After taking developmental psychology and biological psychology, I became interested in neural circuitry and neurotransmitter biochemistry, leading me to add molecular and cell biology-neurobiology in the Division of Biological Sciences as a third major. This ended up being my favorite major in terms of content, my professors and graduate student instructors. I ended up doing most of my undergraduate research in neuroscience topics, and it’s what I would like to focus on when I pursue an M.D.-Ph.D. degree after Berkeley.

In preparing for the Medical College Admission Test (MCAT), I realized that because of my chemical biology major, I never took Molecular and Cell Biology 102. As a result, I didn’t have any real experience with central metabolism for the MCAT, so I added a major in nutritional science – physiology and metabolism in the Rausser College of Natural Resources. I made many connections through this major, and it prompted me to study abroad in Chios, Greece with Rausser Lecturer Kristen Rasmussen and take a class on metabolic diseases, which was my favorite at UC Berkeley. 
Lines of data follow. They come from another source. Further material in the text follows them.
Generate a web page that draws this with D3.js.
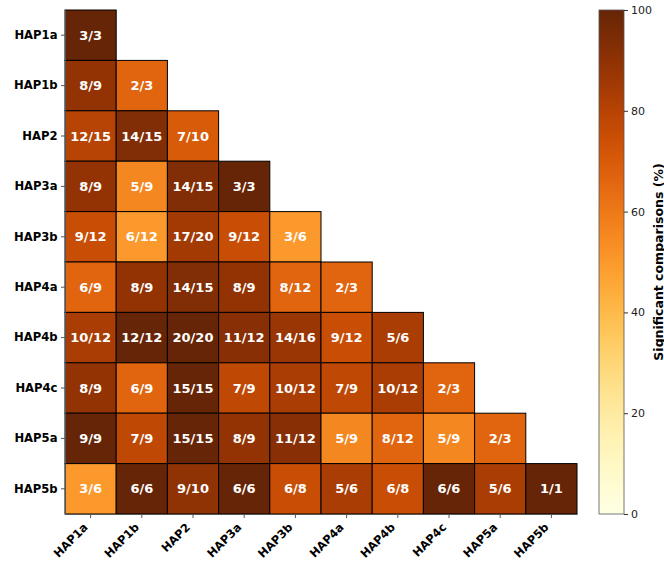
<!DOCTYPE html>
<html>
<head>
<meta charset="utf-8">
<script src="https://cdn.jsdelivr.net/npm/d3@7"></script>
<style>
  body { margin: 0; background: #fff; }
  text { font-family: "DejaVu Sans", sans-serif; }
</style>
</head>
<body>
<div id="chart"></div>
<script>
let haps = ["HAP1a", "HAP1b", "HAP2", "HAP3a", "HAP3b", "HAP4a", "HAP4b", "HAP4c", "HAP5a", "HAP5b"]

// significant / total comparisons, lower triangle, one list per row
let counts = [
  ["3/3"],
  ["8/9", "2/3"],
  ["12/15", "14/15", "7/10"],
  ["8/9", "5/9", "14/15", "3/3"],
  ["9/12", "6/12", "17/20", "9/12", "3/6"],
  ["6/9", "8/9", "14/15", "8/9", "8/12", "2/3"],
  ["10/12", "12/12", "20/20", "11/12", "14/16", "9/12", "5/6"],
  ["8/9", "6/9", "15/15", "7/9", "10/12", "7/9", "10/12", "2/3"],
  ["9/9", "7/9", "15/15", "8/9", "11/12", "5/9", "8/12", "5/9", "2/3"],
  ["3/6", "6/6", "9/10", "6/6", "6/8", "5/6", "6/8", "6/6", "5/6", "1/1"]
]

let cbTicks = [0, 20, 40, 60, 80, 100]
let cbLabel = "Significant comparisons (%)"

let width = 664, height = 562
let mLeft = 65, mRight = 577, mTop = 10, mBottom = 514

let cells = []
counts.forEach((row, i) => {
  row.forEach((c, j) => {
    let [a, b] = c.split("/").map(Number)
    cells.push({row: haps[i], col: haps[j], label: c, pct: a / b * 100})
  })
})

let svg = d3.select('#chart')
  .append('svg')
  .attr('width', width)
  .attr('height', height)

let x = d3.scaleBand().domain(haps).range([mLeft, mRight])
let y = d3.scaleBand().domain(haps).range([mTop, mBottom])

let color = d3.scaleSequential(d3.interpolateYlOrBr).domain([0, 100])

// cells
let g = svg.append('g')
g.selectAll('rect')
  .data(cells)
  .enter()
  .append('rect')
  .attr('x', d => x(d.col))
  .attr('y', d => y(d.row))
  .attr('width', x.bandwidth())
  .attr('height', y.bandwidth())
  .attr('fill', d => color(d.pct))
  .attr('stroke', '#000')
  .attr('stroke-width', 1)

g.selectAll('text')
  .data(cells)
  .enter()
  .append('text')
  .attr('x', d => x(d.col) + x.bandwidth() / 2)
  .attr('y', d => y(d.row) + y.bandwidth() / 2)
  .attr('dy', '0.36em')
  .attr('text-anchor', 'middle')
  .attr('fill', '#fff')
  .style('font-size', '13px')
  .style('font-weight', 'bold')
  .text(d => d.label)

// axes
let yAxis = svg.append('g')
  .attr('transform', `translate(${mLeft},0)`)
  .call(d3.axisLeft(y).tickSize(4).tickSizeOuter(0).tickPadding(3.5))
yAxis.select('.domain').attr('stroke', '#555')
yAxis.selectAll('.tick line').attr('stroke', '#555')
yAxis.selectAll('text')
  .style('font-size', '11.6px')
  .style('font-weight', 'bold')
  .attr('fill', '#000')

let xAxis = svg.append('g')
  .attr('transform', `translate(0,${mBottom})`)
  .call(d3.axisBottom(x).tickSize(4).tickSizeOuter(0).tickPadding(3))
xAxis.select('.domain').attr('stroke', '#555')
xAxis.selectAll('.tick line').attr('stroke', '#555')
xAxis.selectAll('text')
  .style('font-size', '11.5px')
  .style('font-weight', 'bold')
  .attr('fill', '#000')
  .attr('text-anchor', 'end')
  .attr('y', 0)
  .attr('dy', 0)
  .attr('transform', 'translate(-2,14) rotate(-45)')

// colour bar
let cbX = 599, cbW = 25
let defs = svg.append('defs')
let grad = defs.append('linearGradient')
  .attr('id', 'cb')
  .attr('x1', 0).attr('y1', 1).attr('x2', 0).attr('y2', 0)
d3.range(0, 101, 5).forEach(v => {
  grad.append('stop').attr('offset', v / 100).attr('stop-color', color(v))
})

let cbScale = d3.scaleLinear().domain([0, 100]).range([mBottom, mTop])
svg.append('rect')
  .attr('x', cbX).attr('y', mTop)
  .attr('width', cbW).attr('height', mBottom - mTop)
  .attr('fill', 'url(#cb)')
  .attr('stroke', '#555')
  .attr('stroke-width', 0.8)

let cbAxis = svg.append('g')
  .attr('transform', `translate(${cbX + cbW},0)`)
  .call(d3.axisRight(cbScale).tickValues(cbTicks).tickSize(4).tickPadding(3))
cbAxis.select('.domain').remove()
cbAxis.selectAll('.tick line').attr('stroke', '#333')
cbAxis.selectAll('text')
  .style('font-size', '11px')
  .attr('fill', '#222')

svg.append('text')
  .attr('transform', `translate(658,${(mTop + mBottom) / 2}) rotate(-90)`)
  .attr('text-anchor', 'middle')
  .attr('dy', '0.36em')
  .style('font-size', '12.5px')
  .style('font-weight', 'bold')
  .text(cbLabel)
</script>
</body>
</html>
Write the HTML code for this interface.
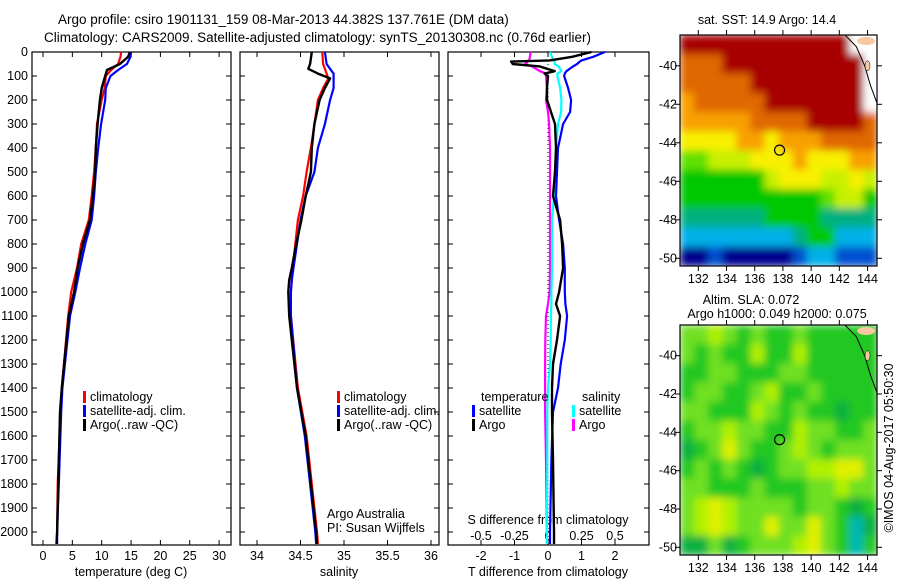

What did you like best about your Cal experience, both socially and academically?

Socially, I was able to form friend groups in and outside of each major with some interesting overlaps. I found myself immersed in communities of people having the same religion, culture, language and interests. I was able to rely on friends when I struggled the most or when I needed input on ideas or decisions I had. They were a shoulder to lean on, friends to manically get sweet treats with, gym bros to hype me up, and classmates to spend all-nighters in UC Berkeley’s Moffitt Library with. I saw friends come and go, but some of my connections remained strong all throughout my time at Cal. I’ve made friends for life here!

Academically, in both good and bad ways, I felt challenged by the courses here. I’d spend long hours working on problem sets, checking in with my graduate instructors and emailing professors to confirm my understanding. My professors made the material digestible and interactive, and I found myself being genuinely interested in most, if not all, of the topics that I learned. 

The academic highlight of my Cal experience was doing my molecular and cell biology senior honors thesis on optogenetic therapies for retinal degeneration in Berkeley Neurobiology Professor John Flannery’s lab. My research was funded by the Haas Scholars Program, and I gained an irreplaceable experience spending time and working with my cohort. My research was also selected for the honors symposium, and I was able to present it in front of the entire department. Overall, doing a thesis has matured me as a scientist and made me feel prepared for a career in medical research.

What does graduating from UC Berkeley mean to you?

To me, it is the culmination of the many all-nighters, exams that still haunt me, and experiences that shaped the person that I will leave Berkeley as. It’s a stepping stone for me as the first person in my family to get a bachelor’s degree, and I hope to use it to pursue the next rung up the ladder of higher education. I hope to walk across the commencement stage along with my peers knowing that we did it and came out stronger people that can make a difference. 

What are your plans after graduation?

After graduation, I will work as a researcher at the UCSF-partnered Gladstone Institutes and focus on uncovering the genetics behind Parkison’s and Alzheimer’s disease. Eventually, I would like to attend medical school. My dream med schools are UCLA and UCSF. I love public institutions, and I'd like to stay in California. Ronald Reagan UCLA Medical Center is also where I was born. Many of my mentors and an influential plastic surgeon that I shadowed with are all UCLA alumni. After that, I want to pursue a career in a surgery specialty while also maintaining a connection with academia through clinical research.